---------- Provided data ----------

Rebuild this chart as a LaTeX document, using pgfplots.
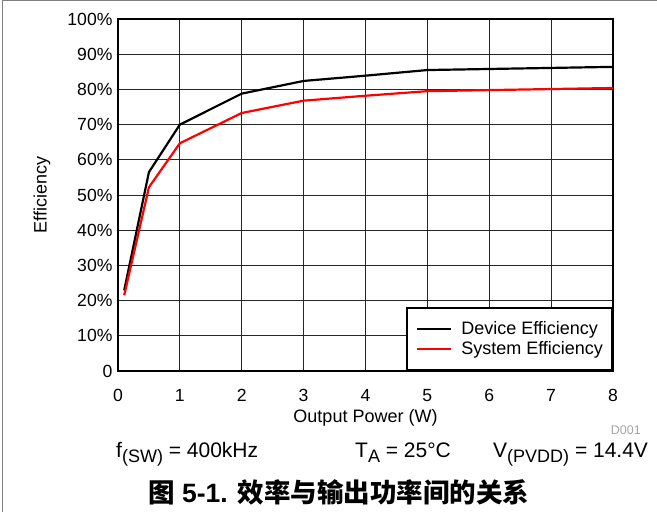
\documentclass[border=0pt]{standalone}
\usepackage{pgfplots}
\pgfplotsset{compat=1.18}
\usepackage{fontspec}
\setmainfont{Liberation Sans}
\newfontfamily\cjk{Noto Sans CJK SC}
\newcommand{\sub}[1]{\raisebox{-5pt}{\fontsize{18}{20}\selectfont #1}}
\begin{document}
\begin{tikzpicture}[x=1pt,y=1pt]
\path[use as bounding box] (0,0) rectangle (657,512);
\draw[black!50, line width=1pt] (2,0) -- (2,511.5) -- (657,511.5);
\begin{axis}[
  at={(118pt,141pt)}, anchor=south west,
  width=495pt, height=352pt, scale only axis,
  xmin=0, xmax=8, ymin=0, ymax=100,
  xtick={0,1,...,8}, ytick={0,10,...,100},
  yticklabels={0,10\%,20\%,30\%,40\%,50\%,60\%,70\%,80\%,90\%,100\%},
  grid=major, major grid style={black!85, line width=0.8pt},
  major tick length=0pt,
  axis line style={line width=2pt},
  /pgf/number format/assume math mode=true,
  tick label style={font=\fontsize{17.6}{20}\selectfont},
  xticklabel style={anchor=center, yshift=-24.8pt},
  yticklabel style={xshift=-2pt},
  label style={font=\fontsize{18}{21}\selectfont},
  xlabel={Output Power (W)},
  xlabel style={at={(axis description cs:0.5,-0.1335)}, anchor=center},
  ylabel={Efficiency},
  ylabel style={at={(axis description cs:-0.1535,0.5)}, anchor=center, rotate=0},
  legend style={at={(1,0)}, anchor=south east, draw=black, line width=2pt, fill=white,
    font=\fontsize{18}{21}\selectfont, inner xsep=9pt, inner ysep=11pt, row sep=0.3pt,
    nodes={inner sep=0pt, text height=15.7pt, text depth=4pt},
    /tikz/every odd column/.append style={column sep=9pt}},
  legend cell align=left,
  legend image code/.code={\draw[#1] (0pt,0pt) -- (34pt,0pt);},
]
\addplot[black, line width=2.2pt] coordinates {
  (0.1,22.9) (0.5,56.5) (1,70) (2,78.8) (3,82.4) (4,83.9) (5,85.5) (6,85.8) (7,86.1) (8,86.4)};
\addlegendentry{Device Efficiency}
\addplot[red, line width=2.2pt] coordinates {
  (0.1,21.5) (0.5,52.2) (1,64.7) (2,73.3) (3,76.8) (4,78.2) (5,79.5) (6,79.8) (7,80.1) (8,80.4)};
\addlegendentry{System Efficiency}
\end{axis}
\node[anchor=base east, text=black!35, font=\fontsize{12.5}{14}\selectfont, inner sep=0pt] at (641,77) {D001};
\node[anchor=base west, inner sep=0pt, font=\fontsize{21}{24}\selectfont] at (116,54) {f\sub{(SW)} = 400kHz};
\node[anchor=base west, inner sep=0pt, font=\fontsize{21}{24}\selectfont] at (355,54) {T\sub{A} = 25°C};
\node[anchor=base west, inner sep=0pt, font=\fontsize{21}{24}\selectfont] at (493,54) {V\sub{(PVDD)} = 14.4V};
\node[anchor=base west, inner sep=0pt, font=\fontsize{26.5}{30}\selectfont\bfseries] at (148,9.7) {{\cjk 图} 5-1. {\cjk 效率与输出功率间的关系}};
\end{tikzpicture}
\end{document}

----------

Set down the material exactly, every line of it, except for the pictures.

- **Solution to this exercise**:
Rebuild this chart as a LaTeX document, using pgfplots.
\documentclass[border=0pt]{standalone}
\usepackage{pgfplots}
\pgfplotsset{compat=1.18}
\usepackage{fontspec}
\setmainfont{Liberation Sans}
\newfontfamily\cjk{Noto Sans CJK SC}
\newcommand{\sub}[1]{\raisebox{-5pt}{\fontsize{18}{20}\selectfont #1}}
\begin{document}
\begin{tikzpicture}[x=1pt,y=1pt]
\path[use as bounding box] (0,0) rectangle (657,512);
\draw[black!50, line width=1pt] (2,0) -- (2,511.5) -- (657,511.5);
\begin{axis}[
  at={(118pt,141pt)}, anchor=south west,
  width=495pt, height=352pt, scale only axis,
  xmin=0, xmax=8, ymin=0, ymax=100,
  xtick={0,1,...,8}, ytick={0,10,...,100},
  yticklabels={0,10\%,20\%,30\%,40\%,50\%,60\%,70\%,80\%,90\%,100\%},
  grid=major, major grid style={black!85, line width=0.8pt},
  major tick length=0pt,
  axis line style={line width=2pt},
  /pgf/number format/assume math mode=true,
  tick label style={font=\fontsize{17.6}{20}\selectfont},
  xticklabel style={anchor=center, yshift=-24.8pt},
  yticklabel style={xshift=-2pt},
  label style={font=\fontsize{18}{21}\selectfont},
  xlabel={Output Power (W)},
  xlabel style={at={(axis description cs:0.5,-0.1335)}, anchor=center},
  ylabel={Efficiency},
  ylabel style={at={(axis description cs:-0.1535,0.5)}, anchor=center, rotate=0},
  legend style={at={(1,0)}, anchor=south east, draw=black, line width=2pt, fill=white,
    font=\fontsize{18}{21}\selectfont, inner xsep=9pt, inner ysep=11pt, row sep=0.3pt,
    nodes={inner sep=0pt, text height=15.7pt, text depth=4pt},
    /tikz/every odd column/.append style={column sep=9pt}},
  legend cell align=left,
  legend image code/.code={\draw[#1] (0pt,0pt) -- (34pt,0pt);},
]
\addplot[black, line width=2.2pt] coordinates {
  (0.1,22.9) (0.5,56.5) (1,70) (2,78.8) (3,82.4) (4,83.9) (5,85.5) (6,85.8) (7,86.1) (8,86.4)};
\addlegendentry{Device Efficiency}
\addplot[red, line width=2.2pt] coordinates {
  (0.1,21.5) (0.5,52.2) (1,64.7) (2,73.3) (3,76.8) (4,78.2) (5,79.5) (6,79.8) (7,80.1) (8,80.4)};
\addlegendentry{System Efficiency}
\end{axis}
\node[anchor=base east, text=black!35, font=\fontsize{12.5}{14}\selectfont, inner sep=0pt] at (641,77) {D001};
\node[anchor=base west, inner sep=0pt, font=\fontsize{21}{24}\selectfont] at (116,54) {f\sub{(SW)} = 400kHz};
\node[anchor=base west, inner sep=0pt, font=\fontsize{21}{24}\selectfont] at (355,54) {T\sub{A} = 25°C};
\node[anchor=base west, inner sep=0pt, font=\fontsize{21}{24}\selectfont] at (493,54) {V\sub{(PVDD)} = 14.4V};
\node[anchor=base west, inner sep=0pt, font=\fontsize{26.5}{30}\selectfont\bfseries] at (148,9.7) {{\cjk 图} 5-1. {\cjk 效率与输出功率间的关系}};
\end{tikzpicture}
\end{document}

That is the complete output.